When foraging for any wild plants remember to only take a little from each plant, do not gather from roadsides or anywhere that dogs have access and take a good wild plant identification guide. If wild greens are hard to come by they can be bulked out with chard, kale, chicory or beet tops. It can also be made with shop bought filo pastry and, divided evenly, makes 6 turnovers with a reduced cooking time of 20 to 25 minutes.
Today, eating a warm slice for lunch with a fresh chard salad in the long-awaited sunshine, we could almost feel the heat and smell the salt spray of Greece. Soon, we said, soon.
350g plain flour
175g unsalted butter, cold from the fridge and cubed
1 whole egg, beaten
A little cold milk
400g mixed foraged and cultivated greens – nettle tops, sorrel, dandelion, garlic mustard, wild garlic, fat hen, orache, wild chervil, wild hop shoots, broad bean tops, pea shoots, chicory, beet greens, chard, land cress, rocket
100g mixed fresh soft herbs – dill, parsley, chervil, mint, fennel, tarragon, coriander
180g shallots, leeks or spring onions, finely sliced
2 fat cloves of garlic, finely chopped
200g feta cheese
2 eggs, beaten
Freshly grated nutmeg
A little milk
Set oven to 180°C.
To make the pastry put the flour, butter and a good pinch of salt into a food processor. Process until the mixture resembles fine breadcrumbs. With the processor running, slowly add the beaten egg and enough milk to bring the dough together. Turn off the machine, tip the dough and any remaining loose mixture onto a worktop and quickly bring it together, kneading lightly, into a ball. Wrap in greaseproof paper and refrigerate for 30 minutes to an hour.
Heat a little olive oil in a saucepan over a medium heat. Add the shallots and garlic and sweat with the lid on for 15 minutes until soft and translucent. Remove from the heat and allow to cool.

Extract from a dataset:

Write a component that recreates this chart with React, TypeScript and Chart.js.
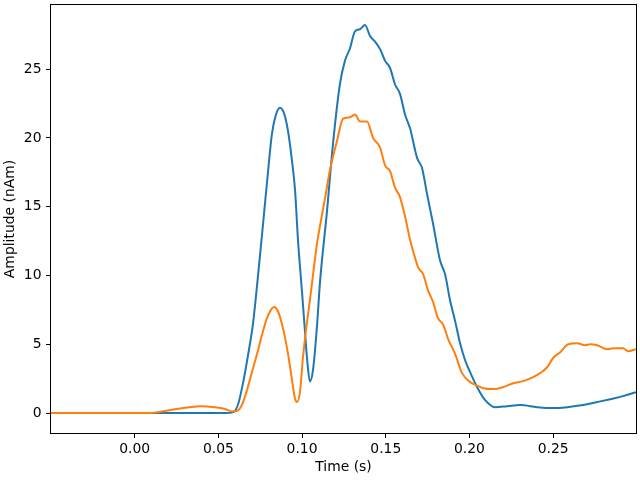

Bring a large pan of water to the boil. Blanch the greens for 1 minute, then drain and immediately refresh in cold water. Drain again and then squeeze out as much liquid as possible. Chop coarsely and put into a bowl. Chop the herbs fairly finely and add to the bowl. Add the cooled onions and garlic. Crumble the feta cheese into the bowl. Season with a little salt (the feta is salty), pepper and as much nutmeg as you like. Add the beaten eggs, reserving about a tablespoonful, then mix everything together thoroughly.
Divide the pastry into two almost equal halves. Roll out the larger half to line the bottom and sides of a 30 x 20cm rectangular metal tart tin or baking dish. Spoon in the filling and smooth out evenly ensuring that it is pressed into the corners.
Roll out the second piece of pastry to fit the top of the tart tin. Mix the reserved beaten egg with two tablespoons of milk and brush onto the edges of the pastry case. Lay the second piece of pastry on top and gently press the edges together with your fingers to seal. Trim off the excess pastry with a sharp knife.
Brush the remaining egg wash over the top of the pie. Make slashes in the top to let out steam. Put the pie onto a baking sheet and put into the oven for 30 to 40 minutes until golden brown and gently bubbling.